* **Exercise details**
Give every line of the data again, unchanged, but with no pictures.
--- START ---
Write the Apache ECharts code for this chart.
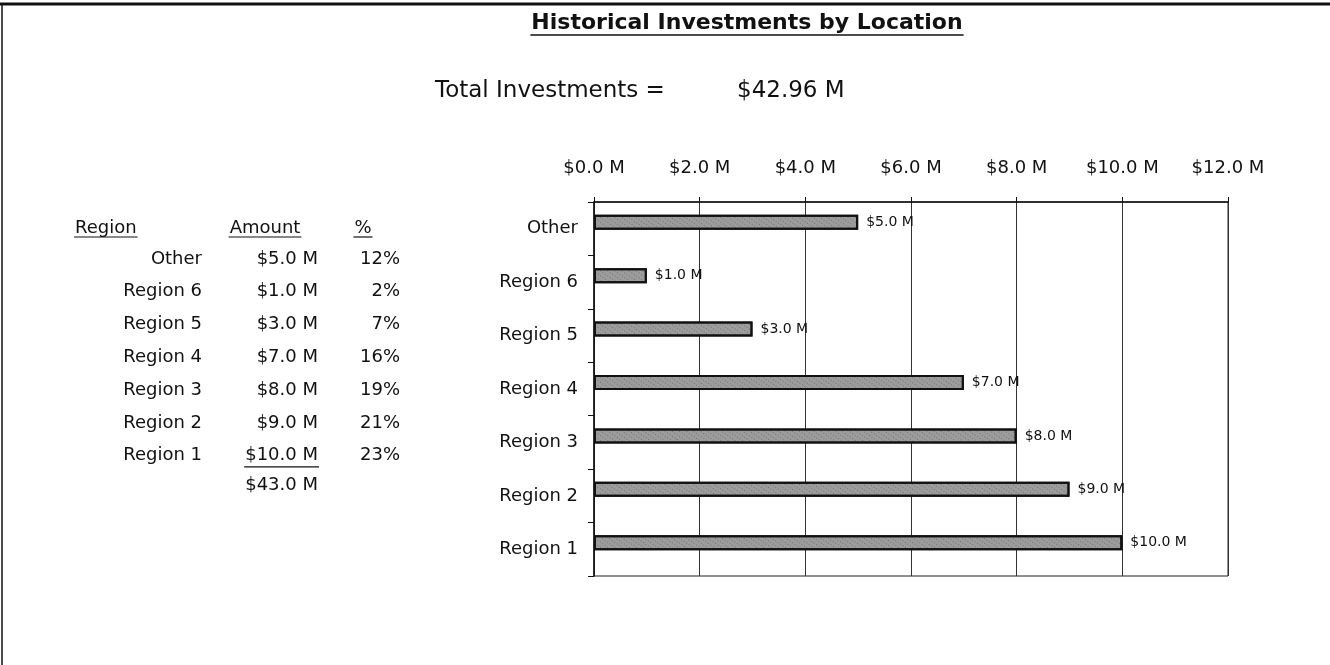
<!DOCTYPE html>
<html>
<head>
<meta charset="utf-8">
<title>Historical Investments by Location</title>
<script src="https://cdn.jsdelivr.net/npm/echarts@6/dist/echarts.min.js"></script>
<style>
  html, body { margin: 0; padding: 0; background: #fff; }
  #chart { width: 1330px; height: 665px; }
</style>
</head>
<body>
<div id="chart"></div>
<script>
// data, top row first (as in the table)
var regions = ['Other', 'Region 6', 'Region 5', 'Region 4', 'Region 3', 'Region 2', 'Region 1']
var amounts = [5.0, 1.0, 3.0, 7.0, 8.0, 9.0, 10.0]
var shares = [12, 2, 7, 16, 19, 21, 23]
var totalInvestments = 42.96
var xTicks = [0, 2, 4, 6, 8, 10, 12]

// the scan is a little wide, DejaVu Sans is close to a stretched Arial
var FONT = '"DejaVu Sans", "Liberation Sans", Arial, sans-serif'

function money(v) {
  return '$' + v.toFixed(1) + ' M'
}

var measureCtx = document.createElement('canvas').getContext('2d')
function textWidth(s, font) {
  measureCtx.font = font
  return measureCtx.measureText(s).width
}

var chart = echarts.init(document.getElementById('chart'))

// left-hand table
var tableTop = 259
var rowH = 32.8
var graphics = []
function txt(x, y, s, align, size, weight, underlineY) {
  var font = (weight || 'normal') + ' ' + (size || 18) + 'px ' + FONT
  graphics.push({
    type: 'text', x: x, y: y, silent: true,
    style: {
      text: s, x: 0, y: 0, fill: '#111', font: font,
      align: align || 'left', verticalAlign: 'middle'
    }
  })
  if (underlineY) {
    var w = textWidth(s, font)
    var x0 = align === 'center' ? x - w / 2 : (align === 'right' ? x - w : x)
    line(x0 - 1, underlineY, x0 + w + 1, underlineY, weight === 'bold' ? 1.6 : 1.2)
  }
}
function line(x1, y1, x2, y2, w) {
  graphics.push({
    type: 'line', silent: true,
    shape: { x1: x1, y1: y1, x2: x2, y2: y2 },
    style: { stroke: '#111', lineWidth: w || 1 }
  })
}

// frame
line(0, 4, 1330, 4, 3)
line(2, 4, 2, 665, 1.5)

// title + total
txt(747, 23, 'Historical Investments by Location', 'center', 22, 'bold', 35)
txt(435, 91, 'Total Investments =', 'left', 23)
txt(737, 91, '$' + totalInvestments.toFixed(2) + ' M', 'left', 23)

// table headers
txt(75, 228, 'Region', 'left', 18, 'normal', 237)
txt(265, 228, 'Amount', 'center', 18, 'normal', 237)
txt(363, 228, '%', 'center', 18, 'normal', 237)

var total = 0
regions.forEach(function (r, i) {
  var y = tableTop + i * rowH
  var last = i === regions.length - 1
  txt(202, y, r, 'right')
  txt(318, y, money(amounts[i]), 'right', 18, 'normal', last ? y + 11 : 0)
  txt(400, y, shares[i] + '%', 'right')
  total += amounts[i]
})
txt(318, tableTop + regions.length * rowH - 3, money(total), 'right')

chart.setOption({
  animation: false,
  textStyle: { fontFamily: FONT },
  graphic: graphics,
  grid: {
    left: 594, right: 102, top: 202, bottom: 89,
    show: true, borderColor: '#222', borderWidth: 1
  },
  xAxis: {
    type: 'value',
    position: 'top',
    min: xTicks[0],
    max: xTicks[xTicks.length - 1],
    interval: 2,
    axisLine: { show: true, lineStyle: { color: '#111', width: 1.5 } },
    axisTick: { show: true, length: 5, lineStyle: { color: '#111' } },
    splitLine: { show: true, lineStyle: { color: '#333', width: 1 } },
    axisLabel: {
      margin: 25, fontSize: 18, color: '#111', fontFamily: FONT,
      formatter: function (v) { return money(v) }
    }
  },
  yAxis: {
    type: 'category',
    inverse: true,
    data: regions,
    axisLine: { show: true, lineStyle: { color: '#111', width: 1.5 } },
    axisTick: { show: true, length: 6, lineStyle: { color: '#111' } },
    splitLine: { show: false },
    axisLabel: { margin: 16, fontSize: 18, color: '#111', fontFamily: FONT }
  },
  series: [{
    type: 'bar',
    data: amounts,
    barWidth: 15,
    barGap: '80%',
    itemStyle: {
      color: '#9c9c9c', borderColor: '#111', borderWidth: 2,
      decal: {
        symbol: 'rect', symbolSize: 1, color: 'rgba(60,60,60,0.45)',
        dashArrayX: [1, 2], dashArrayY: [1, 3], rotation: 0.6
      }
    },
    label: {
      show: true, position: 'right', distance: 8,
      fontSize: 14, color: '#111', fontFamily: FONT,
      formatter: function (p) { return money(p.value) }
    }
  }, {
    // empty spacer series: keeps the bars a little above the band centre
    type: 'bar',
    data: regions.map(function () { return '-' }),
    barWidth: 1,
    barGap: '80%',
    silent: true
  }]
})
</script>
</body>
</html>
--- END ---
* **Complete output**
Write the Apache ECharts code for this chart.
<!DOCTYPE html>
<html>
<head>
<meta charset="utf-8">
<title>Historical Investments by Location</title>
<script src="https://cdn.jsdelivr.net/npm/echarts@6/dist/echarts.min.js"></script>
<style>
  html, body { margin: 0; padding: 0; background: #fff; }
  #chart { width: 1330px; height: 665px; }
</style>
</head>
<body>
<div id="chart"></div>
<script>
// data, top row first (as in the table)
var regions = ['Other', 'Region 6', 'Region 5', 'Region 4', 'Region 3', 'Region 2', 'Region 1']
var amounts = [5.0, 1.0, 3.0, 7.0, 8.0, 9.0, 10.0]
var shares = [12, 2, 7, 16, 19, 21, 23]
var totalInvestments = 42.96
var xTicks = [0, 2, 4, 6, 8, 10, 12]

// the scan is a little wide, DejaVu Sans is close to a stretched Arial
var FONT = '"DejaVu Sans", "Liberation Sans", Arial, sans-serif'

function money(v) {
  return '$' + v.toFixed(1) + ' M'
}

var measureCtx = document.createElement('canvas').getContext('2d')
function textWidth(s, font) {
  measureCtx.font = font
  return measureCtx.measureText(s).width
}

var chart = echarts.init(document.getElementById('chart'))

// left-hand table
var tableTop = 259
var rowH = 32.8
var graphics = []
function txt(x, y, s, align, size, weight, underlineY) {
  var font = (weight || 'normal') + ' ' + (size || 18) + 'px ' + FONT
  graphics.push({
    type: 'text', x: x, y: y, silent: true,
    style: {
      text: s, x: 0, y: 0, fill: '#111', font: font,
      align: align || 'left', verticalAlign: 'middle'
    }
  })
  if (underlineY) {
    var w = textWidth(s, font)
    var x0 = align === 'center' ? x - w / 2 : (align === 'right' ? x - w : x)
    line(x0 - 1, underlineY, x0 + w + 1, underlineY, weight === 'bold' ? 1.6 : 1.2)
  }
}
function line(x1, y1, x2, y2, w) {
  graphics.push({
    type: 'line', silent: true,
    shape: { x1: x1, y1: y1, x2: x2, y2: y2 },
    style: { stroke: '#111', lineWidth: w || 1 }
  })
}

// frame
line(0, 4, 1330, 4, 3)
line(2, 4, 2, 665, 1.5)

// title + total
txt(747, 23, 'Historical Investments by Location', 'center', 22, 'bold', 35)
txt(435, 91, 'Total Investments =', 'left', 23)
txt(737, 91, '$' + totalInvestments.toFixed(2) + ' M', 'left', 23)

// table headers
txt(75, 228, 'Region', 'left', 18, 'normal', 237)
txt(265, 228, 'Amount', 'center', 18, 'normal', 237)
txt(363, 228, '%', 'center', 18, 'normal', 237)

var total = 0
regions.forEach(function (r, i) {
  var y = tableTop + i * rowH
  var last = i === regions.length - 1
  txt(202, y, r, 'right')
  txt(318, y, money(amounts[i]), 'right', 18, 'normal', last ? y + 11 : 0)
  txt(400, y, shares[i] + '%', 'right')
  total += amounts[i]
})
txt(318, tableTop + regions.length * rowH - 3, money(total), 'right')

chart.setOption({
  animation: false,
  textStyle: { fontFamily: FONT },
  graphic: graphics,
  grid: {
    left: 594, right: 102, top: 202, bottom: 89,
    show: true, borderColor: '#222', borderWidth: 1
  },
  xAxis: {
    type: 'value',
    position: 'top',
    min: xTicks[0],
    max: xTicks[xTicks.length - 1],
    interval: 2,
    axisLine: { show: true, lineStyle: { color: '#111', width: 1.5 } },
    axisTick: { show: true, length: 5, lineStyle: { color: '#111' } },
    splitLine: { show: true, lineStyle: { color: '#333', width: 1 } },
    axisLabel: {
      margin: 25, fontSize: 18, color: '#111', fontFamily: FONT,
      formatter: function (v) { return money(v) }
    }
  },
  yAxis: {
    type: 'category',
    inverse: true,
    data: regions,
    axisLine: { show: true, lineStyle: { color: '#111', width: 1.5 } },
    axisTick: { show: true, length: 6, lineStyle: { color: '#111' } },
    splitLine: { show: false },
    axisLabel: { margin: 16, fontSize: 18, color: '#111', fontFamily: FONT }
  },
  series: [{
    type: 'bar',
    data: amounts,
    barWidth: 15,
    barGap: '80%',
    itemStyle: {
      color: '#9c9c9c', borderColor: '#111', borderWidth: 2,
      decal: {
        symbol: 'rect', symbolSize: 1, color: 'rgba(60,60,60,0.45)',
        dashArrayX: [1, 2], dashArrayY: [1, 3], rotation: 0.6
      }
    },
    label: {
      show: true, position: 'right', distance: 8,
      fontSize: 14, color: '#111', fontFamily: FONT,
      formatter: function (p) { return money(p.value) }
    }
  }, {
    // empty spacer series: keeps the bars a little above the band centre
    type: 'bar',
    data: regions.map(function () { return '-' }),
    barWidth: 1,
    barGap: '80%',
    silent: true
  }]
})
</script>
</body>
</html>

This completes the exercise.